**TASK OBJECTIVE**
Copy the data below exactly, omitting any picture it contains.
○ ○ ○ ○ ○ ○ ○
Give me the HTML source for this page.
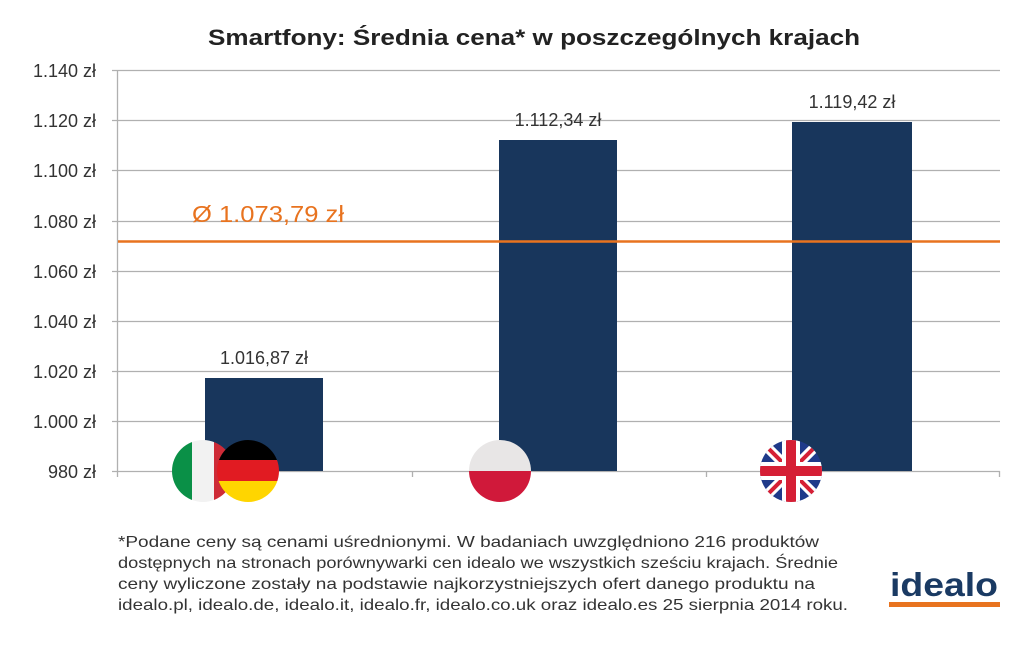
<!DOCTYPE html>
<html><head><meta charset="utf-8"><style>
body{margin:0;width:1024px;height:641px;background:#fff;overflow:hidden;font-family:"Liberation Sans","DejaVu Sans",sans-serif}
</style></head><body>
<svg width="1024" height="641" viewBox="0 0 1024 641" xmlns="http://www.w3.org/2000/svg" font-family="Liberation Sans, DejaVu Sans, sans-serif">
<text x="208" y="45" font-size="22" font-weight="bold" fill="#222" textLength="652" lengthAdjust="spacingAndGlyphs">Smartfony: Średnia cena* w poszczególnych krajach</text>
<g stroke="#b0b0b0" stroke-width="1.3">
<line x1="112" y1="70.5" x2="1000" y2="70.5"/>
<line x1="112" y1="120.5" x2="1000" y2="120.5"/>
<line x1="112" y1="170.5" x2="1000" y2="170.5"/>
<line x1="112" y1="221.5" x2="1000" y2="221.5"/>
<line x1="112" y1="271.5" x2="1000" y2="271.5"/>
<line x1="112" y1="321.5" x2="1000" y2="321.5"/>
<line x1="112" y1="371.5" x2="1000" y2="371.5"/>
<line x1="112" y1="421.5" x2="1000" y2="421.5"/>
<line x1="112" y1="471.5" x2="1000" y2="471.5"/>
<line x1="117.5" y1="70" x2="117.5" y2="477"/>
<line x1="412.5" y1="471" x2="412.5" y2="477"/>
<line x1="706.5" y1="471" x2="706.5" y2="477"/>
<line x1="999.5" y1="471" x2="999.5" y2="477"/>
</g>
<g font-size="18" fill="#333" text-anchor="end">
<text x="96" y="77">1.140 zł</text><text x="96" y="127">1.120 zł</text><text x="96" y="177">1.100 zł</text>
<text x="96" y="228">1.080 zł</text><text x="96" y="278">1.060 zł</text><text x="96" y="328">1.040 zł</text>
<text x="96" y="378">1.020 zł</text><text x="96" y="428">1.000 zł</text><text x="96" y="478">980 zł</text>
</g>
<g fill="#18365c">
<rect x="205" y="378" width="118" height="93"/>
<rect x="499" y="140" width="118" height="331"/>
<rect x="792" y="122" width="120" height="349"/>
</g>
<g font-size="18" fill="#333" text-anchor="middle">
<text x="264" y="364">1.016,87 zł</text>
<text x="558" y="126">1.112,34 zł</text>
<text x="852" y="108">1.119,42 zł</text>
</g>
<line x1="118" y1="241.5" x2="1000" y2="241.5" stroke="#e8731f" stroke-width="2.5"/>
<text x="192" y="222" font-size="23" fill="#e8731f" textLength="152" lengthAdjust="spacingAndGlyphs">Ø 1.073,79 zł</text>
<defs>
<clipPath id="it"><ellipse cx="203" cy="471" rx="31" ry="31"/></clipPath>
<clipPath id="de"><ellipse cx="248" cy="471" rx="31" ry="31"/></clipPath>
<clipPath id="pl"><ellipse cx="500" cy="471" rx="31" ry="31"/></clipPath>
<clipPath id="uk"><ellipse cx="791" cy="471" rx="31" ry="31"/></clipPath>
</defs>
<g clip-path="url(#it)"><rect x="170" y="438" width="22" height="66" fill="#0a9047"/><rect x="192" y="438" width="22" height="66" fill="#f2f2f2"/><rect x="214" y="438" width="22" height="66" fill="#ce2b37"/></g>
<g clip-path="url(#de)"><rect x="215" y="438" width="66" height="22" fill="#000"/><rect x="215" y="460" width="66" height="21" fill="#e11b22"/><rect x="215" y="481" width="66" height="22" fill="#ffd500"/></g>
<g clip-path="url(#pl)"><rect x="468" y="438" width="66" height="33" fill="#e8e6e6"/><rect x="468" y="471" width="66" height="33" fill="#d0193a"/></g>
<g clip-path="url(#uk)"><rect x="758" y="438" width="66" height="66" fill="#1f3a8a"/>
<line x1="758" y1="438" x2="824" y2="504" stroke="#fff" stroke-width="10"/><line x1="824" y1="438" x2="758" y2="504" stroke="#fff" stroke-width="10"/>
<line x1="758" y1="438" x2="824" y2="504" stroke="#d51f35" stroke-width="4"/><line x1="824" y1="438" x2="758" y2="504" stroke="#d51f35" stroke-width="4"/>
<rect x="758" y="462" width="66" height="18" fill="#fff"/><rect x="782" y="438" width="18" height="66" fill="#fff"/>
<rect x="758" y="466" width="66" height="10" fill="#d51f35"/><rect x="786" y="438" width="10" height="66" fill="#d51f35"/></g>
<g font-size="16" fill="#333" lengthAdjust="spacingAndGlyphs">
<text x="118" y="547" textLength="701" lengthAdjust="spacingAndGlyphs">*Podane ceny są cenami uśrednionymi. W badaniach uwzględniono 216 produktów</text>
<text x="118" y="568" textLength="720" lengthAdjust="spacingAndGlyphs">dostępnych na stronach porównywarki cen idealo we wszystkich sześciu krajach. Średnie</text>
<text x="118" y="589" textLength="697" lengthAdjust="spacingAndGlyphs">ceny wyliczone zostały na podstawie najkorzystniejszych ofert danego produktu na</text>
<text x="118" y="610" textLength="730" lengthAdjust="spacingAndGlyphs">idealo.pl, idealo.de, idealo.it, idealo.fr, idealo.co.uk oraz idealo.es 25 sierpnia 2014 roku.</text>
</g>
<text x="890" y="596" font-size="33" font-weight="bold" fill="#1a3a63" textLength="108" lengthAdjust="spacingAndGlyphs">idealo</text>
<rect x="889" y="602" width="111" height="5" fill="#e8731f"/>
</svg>
</body></html>
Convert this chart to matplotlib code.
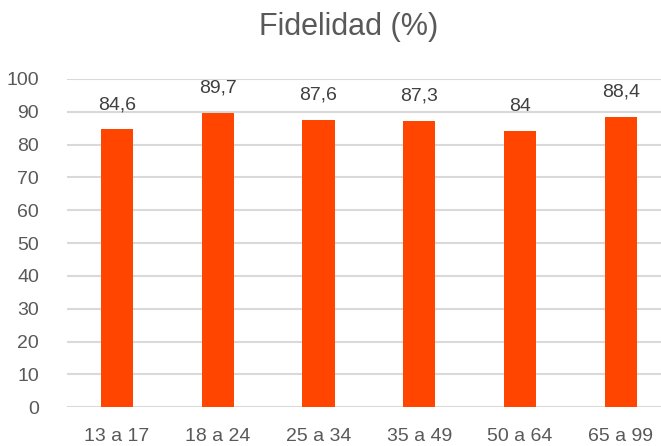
○ ○ ○ ○ ○ ○ ○
**RESULT FOR THIS EXERCISE**
Give me the HTML source for this page.
<!DOCTYPE html>
<html><head><meta charset="utf-8"><style>
body{margin:0;width:1024px;height:641px;background:#fff;overflow:hidden;font-family:"Liberation Sans","DejaVu Sans",sans-serif}
</style></head><body>
<svg width="1024" height="641" viewBox="0 0 1024 641" xmlns="http://www.w3.org/2000/svg" font-family="Liberation Sans, DejaVu Sans, sans-serif">
<text x="208" y="45" font-size="22" font-weight="bold" fill="#222" textLength="652" lengthAdjust="spacingAndGlyphs">Smartfony: Średnia cena* w poszczególnych krajach</text>
<g stroke="#b0b0b0" stroke-width="1.3">
<line x1="112" y1="70.5" x2="1000" y2="70.5"/>
<line x1="112" y1="120.5" x2="1000" y2="120.5"/>
<line x1="112" y1="170.5" x2="1000" y2="170.5"/>
<line x1="112" y1="221.5" x2="1000" y2="221.5"/>
<line x1="112" y1="271.5" x2="1000" y2="271.5"/>
<line x1="112" y1="321.5" x2="1000" y2="321.5"/>
<line x1="112" y1="371.5" x2="1000" y2="371.5"/>
<line x1="112" y1="421.5" x2="1000" y2="421.5"/>
<line x1="112" y1="471.5" x2="1000" y2="471.5"/>
<line x1="117.5" y1="70" x2="117.5" y2="477"/>
<line x1="412.5" y1="471" x2="412.5" y2="477"/>
<line x1="706.5" y1="471" x2="706.5" y2="477"/>
<line x1="999.5" y1="471" x2="999.5" y2="477"/>
</g>
<g font-size="18" fill="#333" text-anchor="end">
<text x="96" y="77">1.140 zł</text><text x="96" y="127">1.120 zł</text><text x="96" y="177">1.100 zł</text>
<text x="96" y="228">1.080 zł</text><text x="96" y="278">1.060 zł</text><text x="96" y="328">1.040 zł</text>
<text x="96" y="378">1.020 zł</text><text x="96" y="428">1.000 zł</text><text x="96" y="478">980 zł</text>
</g>
<g fill="#18365c">
<rect x="205" y="378" width="118" height="93"/>
<rect x="499" y="140" width="118" height="331"/>
<rect x="792" y="122" width="120" height="349"/>
</g>
<g font-size="18" fill="#333" text-anchor="middle">
<text x="264" y="364">1.016,87 zł</text>
<text x="558" y="126">1.112,34 zł</text>
<text x="852" y="108">1.119,42 zł</text>
</g>
<line x1="118" y1="241.5" x2="1000" y2="241.5" stroke="#e8731f" stroke-width="2.5"/>
<text x="192" y="222" font-size="23" fill="#e8731f" textLength="152" lengthAdjust="spacingAndGlyphs">Ø 1.073,79 zł</text>
<defs>
<clipPath id="it"><ellipse cx="203" cy="471" rx="31" ry="31"/></clipPath>
<clipPath id="de"><ellipse cx="248" cy="471" rx="31" ry="31"/></clipPath>
<clipPath id="pl"><ellipse cx="500" cy="471" rx="31" ry="31"/></clipPath>
<clipPath id="uk"><ellipse cx="791" cy="471" rx="31" ry="31"/></clipPath>
</defs>
<g clip-path="url(#it)"><rect x="170" y="438" width="22" height="66" fill="#0a9047"/><rect x="192" y="438" width="22" height="66" fill="#f2f2f2"/><rect x="214" y="438" width="22" height="66" fill="#ce2b37"/></g>
<g clip-path="url(#de)"><rect x="215" y="438" width="66" height="22" fill="#000"/><rect x="215" y="460" width="66" height="21" fill="#e11b22"/><rect x="215" y="481" width="66" height="22" fill="#ffd500"/></g>
<g clip-path="url(#pl)"><rect x="468" y="438" width="66" height="33" fill="#e8e6e6"/><rect x="468" y="471" width="66" height="33" fill="#d0193a"/></g>
<g clip-path="url(#uk)"><rect x="758" y="438" width="66" height="66" fill="#1f3a8a"/>
<line x1="758" y1="438" x2="824" y2="504" stroke="#fff" stroke-width="10"/><line x1="824" y1="438" x2="758" y2="504" stroke="#fff" stroke-width="10"/>
<line x1="758" y1="438" x2="824" y2="504" stroke="#d51f35" stroke-width="4"/><line x1="824" y1="438" x2="758" y2="504" stroke="#d51f35" stroke-width="4"/>
<rect x="758" y="462" width="66" height="18" fill="#fff"/><rect x="782" y="438" width="18" height="66" fill="#fff"/>
<rect x="758" y="466" width="66" height="10" fill="#d51f35"/><rect x="786" y="438" width="10" height="66" fill="#d51f35"/></g>
<g font-size="16" fill="#333" lengthAdjust="spacingAndGlyphs">
<text x="118" y="547" textLength="701" lengthAdjust="spacingAndGlyphs">*Podane ceny są cenami uśrednionymi. W badaniach uwzględniono 216 produktów</text>
<text x="118" y="568" textLength="720" lengthAdjust="spacingAndGlyphs">dostępnych na stronach porównywarki cen idealo we wszystkich sześciu krajach. Średnie</text>
<text x="118" y="589" textLength="697" lengthAdjust="spacingAndGlyphs">ceny wyliczone zostały na podstawie najkorzystniejszych ofert danego produktu na</text>
<text x="118" y="610" textLength="730" lengthAdjust="spacingAndGlyphs">idealo.pl, idealo.de, idealo.it, idealo.fr, idealo.co.uk oraz idealo.es 25 sierpnia 2014 roku.</text>
</g>
<text x="890" y="596" font-size="33" font-weight="bold" fill="#1a3a63" textLength="108" lengthAdjust="spacingAndGlyphs">idealo</text>
<rect x="889" y="602" width="111" height="5" fill="#e8731f"/>
</svg>
</body></html>
Convert this chart to matplotlib code.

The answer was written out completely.